Asked why things had changed so quickly, Rooney cited clerical abuse revelations before suggesting that “deep connections cannot be severed so quickly”.

"In the past they were so deep that people were silent, even though they knew that there were structures of abuse in Catholic institutions, not only internally, behind closed doors, but also by definition," she said. "The people knew what the Magdalene Laundries were there for: as homes to which women who lived sexually self-determined lives were admitted."

The author told the German magazine how Irish people “knew that illegitimate children died in mother-child homes”.

Her remarks echo a key, controversial finding of January’s final report into Ireland’s mother and baby homes. It suggested religious-run residential homes often provided refuge for pregnant women from a prevalent “cold, harsh environment” in Irish society.

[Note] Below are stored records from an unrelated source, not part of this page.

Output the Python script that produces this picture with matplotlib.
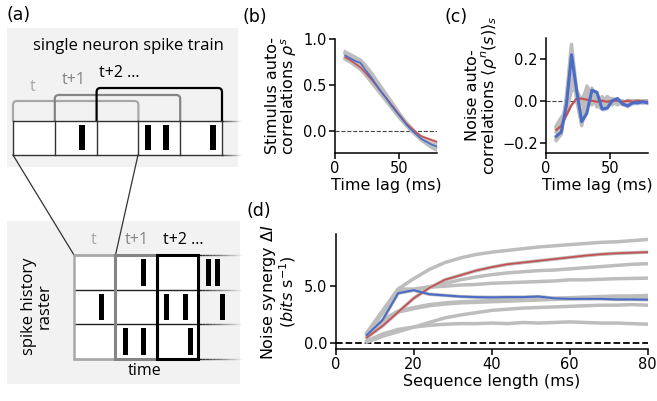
import matplotlib
matplotlib.use('Agg')
import matplotlib.pyplot as plt
from matplotlib.patches import Rectangle, PathPatch
from matplotlib.path import Path
import numpy as np

plt.rcParams['font.family'] = ['DejaVu Sans']
plt.rcParams['mathtext.fontset'] = 'dejavusans'

# ---- data ----
lags = [8, 12, 16, 20, 24, 28, 32, 36, 40, 44, 48, 52, 56, 60, 64, 68, 72, 76, 80]

stim_blue = [0.82, 0.79, 0.76, 0.74, 0.66, 0.59, 0.51, 0.43, 0.36, 0.28, 0.21,
             0.14, 0.07, 0.01, -0.04, -0.09, -0.12, -0.15, -0.17]
stim_red = [0.80, 0.77, 0.73, 0.69, 0.63, 0.57, 0.50, 0.43, 0.36, 0.29, 0.22,
            0.15, 0.08, 0.03, -0.02, -0.06, -0.08, -0.10, -0.12]
stim_gray = [
    [0.86, 0.83, 0.80, 0.77, 0.71, 0.64, 0.56, 0.48, 0.40, 0.32, 0.24, 0.16, 0.09, 0.03, -0.03, -0.09, -0.14, -0.18, -0.21],
    [0.84, 0.81, 0.78, 0.76, 0.69, 0.62, 0.54, 0.46, 0.38, 0.30, 0.22, 0.15, 0.08, 0.02, -0.04, -0.10, -0.14, -0.17, -0.20],
    [0.80, 0.77, 0.74, 0.71, 0.64, 0.57, 0.49, 0.41, 0.34, 0.27, 0.20, 0.13, 0.06, 0.00, -0.05, -0.10, -0.13, -0.16, -0.19],
    [0.78, 0.75, 0.71, 0.67, 0.61, 0.54, 0.47, 0.40, 0.33, 0.26, 0.19, 0.12, 0.06, 0.01, -0.04, -0.08, -0.12, -0.14, -0.16],
]

noise_blue = [-0.17, -0.15, -0.02, 0.22, 0.05, -0.10, -0.06, 0.05, 0.04, -0.04, -0.035,
              0.00, 0.01, -0.015, -0.025, -0.01, -0.01, -0.005, -0.01]
noise_red = [-0.14, -0.12, -0.07, -0.02, 0.01, 0.01, 0.005, 0.0, -0.005, 0.0, -0.005,
             0.0, 0.0, -0.005, 0.0, -0.005, 0.0, -0.005, -0.005]
noise_gray = [
    [-0.19, -0.16, 0.02, 0.27, 0.05, -0.09, 0.07, 0.03, -0.03, 0.02, -0.01, -0.02, 0.01, -0.01, -0.01, 0.00, -0.01, 0.00, -0.01],
    [-0.15, -0.12, -0.04, 0.18, 0.02, -0.12, 0.00, 0.06, 0.00, -0.02, 0.02, 0.00, -0.02, 0.00, -0.01, -0.01, 0.00, -0.01, 0.00],
    [-0.13, -0.10, -0.06, 0.10, 0.03, -0.02, 0.02, 0.00, 0.02, -0.01, -0.03, 0.01, 0.00, -0.02, 0.00, 0.00, -0.01, 0.00, -0.01],
    [-0.18, -0.14, 0.00, 0.24, 0.00, -0.11, 0.04, 0.05, -0.02, -0.04, 0.01, 0.01, -0.01, -0.01, -0.02, 0.00, 0.00, -0.01, -0.01],
    [-0.12, -0.08, -0.05, 0.05, 0.05, 0.00, 0.06, -0.02, 0.03, -0.03, 0.00, 0.00, 0.01, -0.01, 0.00, -0.01, 0.00, 0.00, 0.00],
]

seq_len = lags
syn_blue = [0.72, 2.0, 4.34, 4.6, 4.25, 4.15, 4.05, 4.0, 3.98, 4.0, 4.0,
            4.05, 3.9, 3.85, 3.85, 3.85, 3.8, 3.8, 3.78]
syn_red = [0.5, 1.5, 2.7, 3.9, 4.8, 5.5, 5.9, 6.3, 6.6, 6.85, 7.0,
           7.15, 7.3, 7.45, 7.6, 7.72, 7.8, 7.85, 7.9]
syn_gray = [
    [0.9, 2.8, 4.7, 5.6, 6.4, 7.0, 7.4, 7.7, 7.9, 8.05, 8.2, 8.35, 8.45, 8.55, 8.65, 8.75, 8.8, 8.9, 9.0],
    [0.9, 2.8, 4.7, 4.7, 4.9, 5.2, 5.5, 5.75, 5.95, 6.1, 6.2, 6.3, 6.35, 6.45, 6.55, 6.65, 6.75, 6.85, 6.9],
    [0.8, 2.6, 4.5, 4.6, 4.85, 4.95, 5.05, 5.1, 5.2, 5.25, 5.3, 5.35, 5.4, 5.5, 5.5, 5.55, 5.6, 5.62, 5.65],
    [0.5, 1.9, 2.7, 3.0, 3.25, 3.4, 3.5, 3.55, 3.6, 3.65, 3.7, 3.75, 3.8, 3.85, 3.9, 3.95, 4.0, 4.0, 4.0],
    [0.6, 2.0, 2.8, 3.1, 3.35, 3.5, 3.6, 3.65, 3.7, 3.75, 3.8, 3.85, 3.9, 3.95, 4.0, 4.05, 4.1, 4.1, 4.15],
    [0.1, 0.6, 1.0, 1.4, 1.8, 2.2, 2.45, 2.65, 2.85, 2.95, 3.05, 3.1, 3.15, 3.2, 3.25, 3.3, 3.3, 3.35, 3.3],
    [0.2, 0.8, 1.2, 1.4, 1.55, 1.65, 1.7, 1.7, 1.75, 1.7, 1.8, 1.75, 1.8, 1.85, 1.8, 1.75, 1.75, 1.7, 1.65],
]

# schematic spikes: (bin, fraction inside bin)
train_spikes = [(1, 0.64), (3, 0.23), (3, 0.66), (4, 0.78)]
raster_spikes = [  # (row, col, fraction)
    (0, 1, 0.68), (0, 3, 0.25), (0, 3, 0.47),
    (1, 0, 0.67), (1, 2, 0.24), (1, 2, 0.70), (1, 3, 0.60),
    (2, 1, 0.25), (2, 1, 0.68), (2, 2, 0.82),
]

BLUE = '#4a6cc6'
RED = '#c45252'
GRAY = '#bdbdbd'
TICK = 10.5
LAB = 11.5

fig = plt.figure(figsize=(6.57, 4.01), dpi=100)


def style(ax):
    for s in ['top', 'right']:
        ax.spines[s].set_visible(False)
    for s in ['left', 'bottom']:
        ax.spines[s].set_linewidth(1.1)
    ax.tick_params(labelsize=TICK, length=4, width=1.1, pad=2)
    ax.patch.set_alpha(0)


def band(ax, x, y, c, w, lw):
    y = np.array(y)
    ax.fill_between(x, y - w, y + w, color=c, alpha=0.35, lw=0)
    ax.plot(x, y, color=c, lw=lw)


# ---- (b) ----
axb = fig.add_axes([335/657, 1-153/401, 102/657, 114/401])
for g in stim_gray:
    axb.plot(lags, g, color=GRAY, lw=2.5)
axb.axhline(0, color='#444444', lw=0.8, ls='--', zorder=0)
band(axb, lags, stim_red, RED, 0.02, 1.2)
band(axb, lags, stim_blue, BLUE, 0.02, 1.2)
axb.set_xlim(0, 80)
axb.set_ylim(-0.24, 1.0)
axb.set_yticks([0, 0.5, 1.0])
axb.set_yticklabels(['0.0', '0.5', '1.0'])
axb.set_xticks([0, 50])
axb.set_xlabel('Time lag (ms)', fontsize=LAB, labelpad=1)
axb.set_ylabel('Stimulus auto-\ncorrelations $\\rho^s$', fontsize=LAB, labelpad=3, linespacing=0.95)
style(axb)

# ---- (c) ----
axc = fig.add_axes([546/657, 1-153/401, 102/657, 115/401])
for g in noise_gray:
    axc.plot(lags, g, color=GRAY, lw=2.5)
axc.axhline(0, color='#444444', lw=0.8, ls='--', zorder=0)
band(axc, lags, noise_red, RED, 0.008, 1.6)
band(axc, lags, noise_blue, BLUE, 0.01, 2.2)
axc.set_xlim(0, 80)
axc.set_ylim(-0.25, 0.30)
axc.set_yticks([-0.2, 0, 0.2])
axc.set_yticklabels(['\u22120.2', '0.0', '0.2'])
axc.set_xticks([0, 50])
axc.set_xlabel('Time lag (ms)', fontsize=LAB, labelpad=1)
axc.set_ylabel('Noise auto-\ncorrelations $\\langle\\rho^n(s)\\rangle_s$', fontsize=LAB,
               labelpad=2, linespacing=0.95)
style(axc)

# ---- (d) ----
axd = fig.add_axes([335.7/657, 1-349/401, 312/657, 114.7/401])
for g in syn_gray:
    axd.plot(seq_len, g, color=GRAY, lw=2.5)
axd.plot(seq_len, syn_red, color=GRAY, lw=2.5)
axd.plot(seq_len, syn_blue, color=GRAY, lw=2.5)
axd.axhline(0, color='black', lw=1.3, ls='--', zorder=0)
band(axd, seq_len, syn_red, RED, 0.08, 1.3)
band(axd, seq_len, syn_blue, BLUE, 0.06, 1.5)
axd.set_xlim(0, 80)
axd.set_ylim(-0.5, 9.45)
axd.set_yticks([0, 5])
axd.set_yticklabels(['0.0', '5.0'])
axd.set_xticks([0, 20, 40, 60, 80])
axd.set_xlabel('Sequence length (ms)', fontsize=LAB, labelpad=1)
axd.set_ylabel('Noise synergy $\\Delta I$\n($\\it{bits}$ s$^{-1}$)', fontsize=LAB,
               labelpad=4, linespacing=0.95)
style(axd)

# ---- (a) schematic, drawn in pixel coordinates ----
axa = fig.add_axes([0, 0, 245/657, 1])
axa.set_xlim(0, 245)
axa.set_ylim(401, 0)
axa.axis('off')
AF = ['Open Sans', 'DejaVu Sans']
LG, MG = '#a8a8a8', '#858585'

axa.add_patch(Rectangle((7, 28), 231, 139, color='#f2f2f2', lw=0, zorder=0))
axa.add_patch(Rectangle((7, 221), 233, 163, color='#f2f2f2', lw=0, zorder=0))


def fade(x0, x1, y, color='#333333', lw=1.0, n=12):
    xs = np.linspace(x0, x1, n + 1)
    for i in range(n):
        axa.plot(xs[i:i+2], [y, y], color=color, lw=lw, alpha=1 - i / n,
                 solid_capstyle='butt')


def bracket(x0, x1, ytop, ybot, color, r=4):
    verts = [(x0, ybot), (x0, ytop + r), (x0, ytop), (x0 + r, ytop),
             (x1 - r, ytop), (x1, ytop), (x1, ytop + r), (x1, ybot)]
    codes = [Path.MOVETO, Path.LINETO, Path.CURVE3, Path.CURVE3,
             Path.LINETO, Path.CURVE3, Path.CURVE3, Path.LINETO]
    axa.add_patch(PathPatch(Path(verts, codes), fill=False, ec=color, lw=1.6))


axa.text(128, 46, 'single neuron spike train', ha='center', va='center',
         fontsize=12, family=AF)

# spike train row
tx = np.linspace(13, 222, 6)
ty0, ty1 = 121, 155
axa.add_patch(Rectangle((tx[0], ty0), tx[-1] - tx[0], ty1 - ty0, color='white', lw=0, zorder=0.5))
for y in (ty0, ty1):
    axa.plot([tx[0], tx[-1]], [y, y], color='#333333', lw=1.0)
    fade(tx[-1], 241, y)
for x in tx:
    axa.plot([x, x], [ty0, ty1], color='#333333', lw=1.0)
bw = tx[1] - tx[0]
for b, fr in train_spikes:
    xc = tx[b] + fr * bw
    axa.add_patch(Rectangle((xc - 3, 125), 6, 25, color='black', lw=0))

bracket(tx[0], tx[3], 101, ty0, LG)
bracket(tx[1], tx[4], 95, ty0, MG)
bracket(tx[2], tx[5], 88, ty0, 'black')
axa.text(33, 87, 't', color=LG, ha='center', va='center', fontsize=11.5, family=AF)
axa.text(74, 80, 't+1', color=MG, ha='center', va='center', fontsize=11.5, family=AF)
axa.text(99, 73, 't+2 \u2026', color='black', ha='left', va='center', fontsize=11.5, family=AF)

# zoom lines
axa.plot([13, 74], [155, 255], color='#333333', lw=0.9)
axa.plot([138, 115.5], [155, 255], color='#333333', lw=0.9)

# raster
rx = np.linspace(74, 198, 4)
ry = np.linspace(255, 359, 4)
cw = rx[1] - rx[0]
rh = ry[1] - ry[0]
axa.add_patch(Rectangle((rx[0], ry[0]), rx[-1] - rx[0], ry[-1] - ry[0], color='white', lw=0, zorder=0.5))
for y in ry:
    axa.plot([rx[0], rx[-1]], [y, y], color='#222222', lw=1.0)
    fade(rx[-1], 241, y, color='#222222')
for r, c, fr in raster_spikes:
    xc = rx[c] + fr * cw
    axa.add_patch(Rectangle((xc - 2.6, ry[r] + 4), 5.2, rh - 8, color='black', lw=0))
for i, (col, lw) in enumerate([(LG, 1.8), (MG, 2.2), ('black', 2.2)]):
    axa.add_patch(Rectangle((rx[i], ry[0]), cw, ry[-1] - ry[0], fill=False,
                            ec=col, lw=lw, zorder=3))
axa.text(94, 240, 't', color=LG, ha='center', va='center', fontsize=11.5, family=AF)
axa.text(137, 240, 't+1', color=MG, ha='center', va='center', fontsize=11.5, family=AF)
axa.text(163, 240, 't+2 \u2026', color='black', ha='left', va='center', fontsize=11.5, family=AF)
axa.text(145, 371, 'time', ha='center', va='center', fontsize=11.5, family=AF)
axa.text(37, 306, 'spike history\nraster', rotation=90, ha='center', va='center',
         fontsize=12, family=AF, linespacing=1.0)

# panel letters
for lbl, x, y in [('(a)', 7, 15), ('(b)', 243, 17), ('(c)', 445, 17), ('(d)', 247, 211)]:
    fig.text(x/657, 1 - y/401, lbl, ha='left', va='center', fontsize=12.5)

plt.savefig('out.png', dpi=100)
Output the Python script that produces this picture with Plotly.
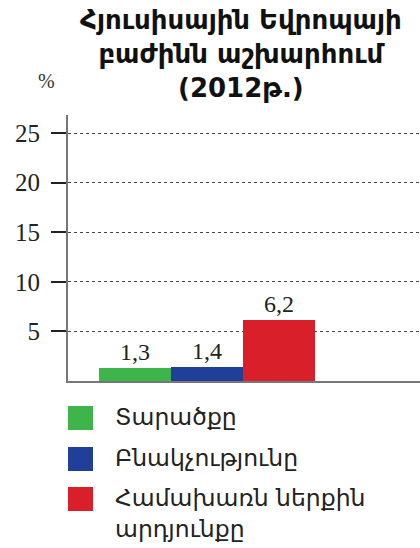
import plotly.graph_objects as go

# ---- data ----
categories = ["Տարածքը", "Բնակչությունը", "Համախառն ներքին<br>արդյունքը"]
values = [1.3, 1.4, 6.2]
colors = ["#3db54a", "#1f3f98", "#d81f2a"]
y_ticks = [5, 10, 15, 20, 25]
title_text = "Հյուսիսային Եվրոպայի<br>բաժինն աշխարհում<br>(2012թ.)"
unit_label = "%"

W, H = 420, 548
L, R, T, B = 68, 0, 115, 167
plot_h = H - T - B
plot_w = W - L - R

def px_x(x):
    return (x - L) / plot_w

def px_y(y):
    return (H - B - y) / plot_h

xs = list(range(len(values)))
fig = go.Figure()
fig.add_trace(go.Bar(
    x=xs, y=values, width=1,
    marker=dict(color=colors, line=dict(width=0)),
    text=values, texttemplate="%{y:.1f}", textposition="outside",
    textfont=dict(family="Liberation Serif", size=24, color="#222"),
    cliponaxis=False, showlegend=False, hoverinfo="skip",
))

unit = 72.0
left = -0.5 - (99 - L) / unit
right = left + plot_w / unit

shapes = []
annotations = []
# legend (built from the category / colour lists)
legend_rows = [418, 459, 499]
for i, (cat, col) in enumerate(zip(categories, colors)):
    yc = legend_rows[i]
    shapes.append(dict(type="rect", xref="paper", yref="paper",
                       x0=px_x(68), x1=px_x(93), y0=px_y(yc + 12), y1=px_y(yc - 12),
                       fillcolor=col, line=dict(width=0)))
    annotations.append(dict(text=cat, xref="paper", yref="paper",
                            x=px_x(114), y=px_y(yc - 16), xanchor="left", yanchor="top",
                            align="left", showarrow=False, borderpad=0,
                            font=dict(family="DejaVu Sans", size=23.5, color="#222")))

annotations.append(dict(text=unit_label, xref="paper", yref="paper",
                        x=px_x(46), y=px_y(81), xanchor="center", yanchor="middle",
                        showarrow=False,
                        font=dict(family="Liberation Serif", size=20, color="#333")))

annotations.append(dict(text="<b>" + title_text + "</b>", xref="paper", yref="paper",
                        x=px_x(241), y=px_y(4), xanchor="center", yanchor="top",
                        showarrow=False, borderpad=0, align="center",
                        font=dict(family="DejaVu Sans", size=26, color="#111")))

fig.update_layout(
    width=W, height=H,
    margin=dict(l=L, r=R, t=T, b=B, pad=0),
    paper_bgcolor="white", plot_bgcolor="white",
    separators=", ",
    bargap=0,
    xaxis=dict(range=[left, right], showticklabels=False, showgrid=False, zeroline=False,
               showline=True, linecolor="#777", linewidth=2, ticks=""),
    yaxis=dict(range=[0, (H - B - T) / ((H - B - 133) / 25)], tickvals=y_ticks,
               showgrid=True, gridcolor="#444", griddash="3px,3px", gridwidth=1,
               zeroline=False, showline=True, linecolor="#777", linewidth=2,
               ticks="outside", ticklen=15, tickwidth=2, tickcolor="#222",
               ticklabelstandoff=6,
               tickfont=dict(family="Liberation Serif", size=25, color="#222")),
    shapes=shapes, annotations=annotations,
)

fig.write_html("out.html", config={"displayModeBar": False, "staticPlot": True},
               post_script="document.body.style.margin='0';document.body.style.overflow='hidden';")
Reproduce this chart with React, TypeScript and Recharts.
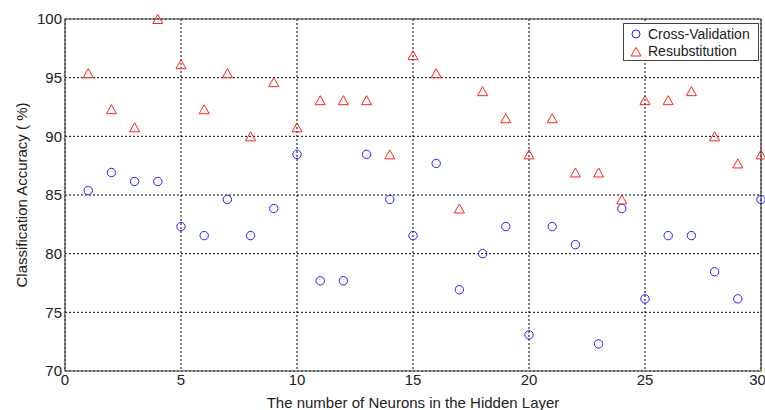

Unmarried pregnant women faced widespread prejudice and hostility at the time, the report found, often lead by their own families but supported and condoned by church-state institutions.

After its publication, Taoiseach Micheál Martin said the report’s findings “lay bare the failings of the State” and provided “a moment for us as a society to recognise a profound failure of empathy, understanding and basic humanity over a very lengthy period”.

Independent Galway West TD, Catherine Connolly, disagreed, telling the Dail: "I am not responsible. My family was not responsible. The people I know were not responsible."

For Sally Rooney, Ireland’s residential homes “were basically institutions of punishment for undesirable members of the Irish society”.

In a wide-ranging interview to promote her new novel, “Beautiful World, Where Are You”, Rooney said she struggled with the fame thrust on her as a best-selling writer.

“I don’t want to be a public person,” she said. “Sometimes I wish I had published everything under a pseudonym,” she said. “But obviously I haven’t - and here I am!”